In Tibetan Buddhism, “bardo” names the intermediate state through which beings pass between the end of one life and the beginning of the next. That liminal place is the setting of Alejandro G. Iñárritu’s new film, and also its governing metaphor. “Bardo,” which is subtitled “False Chronicle of a Handful of Truths,” devotes itself to the crossing and blurring of boundaries: between life and death; between fact and fiction; between the personal and the professional; and, perhaps above all, between Mexico and the United States.
- Trey Mullen, Digital Director

“Mean Girls” (the remake; out January 17, 2024)

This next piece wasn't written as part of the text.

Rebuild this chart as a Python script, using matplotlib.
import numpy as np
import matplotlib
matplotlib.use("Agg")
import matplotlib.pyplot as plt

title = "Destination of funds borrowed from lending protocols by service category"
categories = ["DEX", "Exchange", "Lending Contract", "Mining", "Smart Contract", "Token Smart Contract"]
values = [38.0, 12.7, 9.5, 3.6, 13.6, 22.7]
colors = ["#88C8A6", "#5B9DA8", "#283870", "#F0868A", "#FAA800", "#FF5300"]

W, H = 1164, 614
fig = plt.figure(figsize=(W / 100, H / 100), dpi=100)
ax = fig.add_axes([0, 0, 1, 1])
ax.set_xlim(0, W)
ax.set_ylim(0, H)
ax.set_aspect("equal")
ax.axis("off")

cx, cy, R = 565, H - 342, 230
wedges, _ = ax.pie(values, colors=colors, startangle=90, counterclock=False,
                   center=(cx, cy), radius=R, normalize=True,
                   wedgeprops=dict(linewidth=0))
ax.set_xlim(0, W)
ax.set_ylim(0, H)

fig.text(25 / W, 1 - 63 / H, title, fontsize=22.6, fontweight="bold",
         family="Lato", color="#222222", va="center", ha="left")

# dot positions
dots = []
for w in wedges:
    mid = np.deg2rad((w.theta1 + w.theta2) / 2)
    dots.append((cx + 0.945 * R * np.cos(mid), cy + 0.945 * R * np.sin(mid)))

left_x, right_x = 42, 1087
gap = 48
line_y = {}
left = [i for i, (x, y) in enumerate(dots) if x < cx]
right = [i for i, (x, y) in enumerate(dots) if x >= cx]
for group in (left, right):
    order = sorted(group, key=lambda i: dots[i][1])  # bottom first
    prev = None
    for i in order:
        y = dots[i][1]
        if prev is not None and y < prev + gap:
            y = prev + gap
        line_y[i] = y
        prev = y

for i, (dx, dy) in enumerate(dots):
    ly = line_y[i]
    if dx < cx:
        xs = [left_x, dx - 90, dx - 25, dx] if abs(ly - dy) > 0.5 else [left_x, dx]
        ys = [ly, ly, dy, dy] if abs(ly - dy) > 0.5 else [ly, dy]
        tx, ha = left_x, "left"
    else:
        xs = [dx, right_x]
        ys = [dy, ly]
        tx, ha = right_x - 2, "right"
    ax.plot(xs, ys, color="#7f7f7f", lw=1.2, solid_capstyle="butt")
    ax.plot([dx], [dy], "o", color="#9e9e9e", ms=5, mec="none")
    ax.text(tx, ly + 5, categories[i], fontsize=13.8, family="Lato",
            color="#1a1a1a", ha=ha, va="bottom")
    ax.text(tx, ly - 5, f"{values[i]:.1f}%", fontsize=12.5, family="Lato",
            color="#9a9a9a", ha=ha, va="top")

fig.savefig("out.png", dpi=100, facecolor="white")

The original Mean Girls was high on my rotating list of comedy movies when it first came out 20 years ago. Tina Fey directs and stars in the remake, along with Tim Robinson, John Hamm and Jenna Fisher. 

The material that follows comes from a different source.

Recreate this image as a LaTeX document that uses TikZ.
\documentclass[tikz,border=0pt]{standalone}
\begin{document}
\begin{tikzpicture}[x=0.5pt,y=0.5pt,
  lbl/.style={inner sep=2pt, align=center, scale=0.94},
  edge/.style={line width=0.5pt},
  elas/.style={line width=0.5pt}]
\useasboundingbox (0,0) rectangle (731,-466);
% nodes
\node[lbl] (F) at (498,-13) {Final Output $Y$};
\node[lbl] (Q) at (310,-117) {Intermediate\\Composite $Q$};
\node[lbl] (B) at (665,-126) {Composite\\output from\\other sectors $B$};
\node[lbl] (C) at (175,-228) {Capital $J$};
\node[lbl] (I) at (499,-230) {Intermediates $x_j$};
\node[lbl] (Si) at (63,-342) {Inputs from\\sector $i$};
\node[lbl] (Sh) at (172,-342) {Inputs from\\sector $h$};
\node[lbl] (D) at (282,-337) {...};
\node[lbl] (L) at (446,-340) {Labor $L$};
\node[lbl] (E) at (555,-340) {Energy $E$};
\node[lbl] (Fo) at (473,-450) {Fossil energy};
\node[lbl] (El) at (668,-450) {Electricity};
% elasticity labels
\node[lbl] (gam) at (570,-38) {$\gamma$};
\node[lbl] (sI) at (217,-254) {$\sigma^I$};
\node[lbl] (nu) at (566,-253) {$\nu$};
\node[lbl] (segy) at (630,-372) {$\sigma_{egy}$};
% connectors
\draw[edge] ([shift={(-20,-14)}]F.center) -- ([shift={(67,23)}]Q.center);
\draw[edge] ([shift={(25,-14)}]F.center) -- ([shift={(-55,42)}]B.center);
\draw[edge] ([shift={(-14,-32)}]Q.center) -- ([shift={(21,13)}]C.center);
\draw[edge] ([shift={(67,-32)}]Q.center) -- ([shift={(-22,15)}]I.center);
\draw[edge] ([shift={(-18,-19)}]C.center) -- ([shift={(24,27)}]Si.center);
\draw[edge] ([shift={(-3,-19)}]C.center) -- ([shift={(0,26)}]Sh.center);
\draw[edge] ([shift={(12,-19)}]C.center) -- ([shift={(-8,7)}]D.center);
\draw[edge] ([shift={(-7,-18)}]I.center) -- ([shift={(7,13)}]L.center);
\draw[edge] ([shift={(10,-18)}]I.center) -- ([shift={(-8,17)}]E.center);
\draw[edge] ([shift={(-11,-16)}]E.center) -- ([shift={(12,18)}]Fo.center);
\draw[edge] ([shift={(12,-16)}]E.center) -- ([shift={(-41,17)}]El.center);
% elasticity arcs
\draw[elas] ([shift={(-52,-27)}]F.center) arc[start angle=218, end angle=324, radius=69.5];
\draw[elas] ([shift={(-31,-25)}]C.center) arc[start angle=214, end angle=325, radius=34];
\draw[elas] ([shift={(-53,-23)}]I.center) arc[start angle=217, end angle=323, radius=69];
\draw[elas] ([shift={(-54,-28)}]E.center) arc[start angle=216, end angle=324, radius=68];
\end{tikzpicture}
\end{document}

- Casey Hopkins, Staff Writer

“Wiser Than Me”
Julia Louis Dreyfus, who interviews smart, funny (older) women to get their life advice. Featuring guests like Fran Lebowitz, Isabel Allende and Diane von Furstenberg, it’s poignant, intelligent and laugh-out-loud funny. 
- Sophie Dingle, Editor-in-Chief

"Here and Now"
The Be Here Now Network offers weekly doses of digestible Eastern philosophy from a range of spiritual teachers in the form of mindfulness podcasts, articles and videos. The “Be Here Now” adage is an important aphorism from Ram Dass and serves as a mantra for those on their own path towards self-discovery, based in the belief that we can change the world by changing our own hearts and radiate that presence out to the world, one heart at a time. For spiritual seekers and mindfulness advocates, their consciousness podcasts are a leading source for insightful information.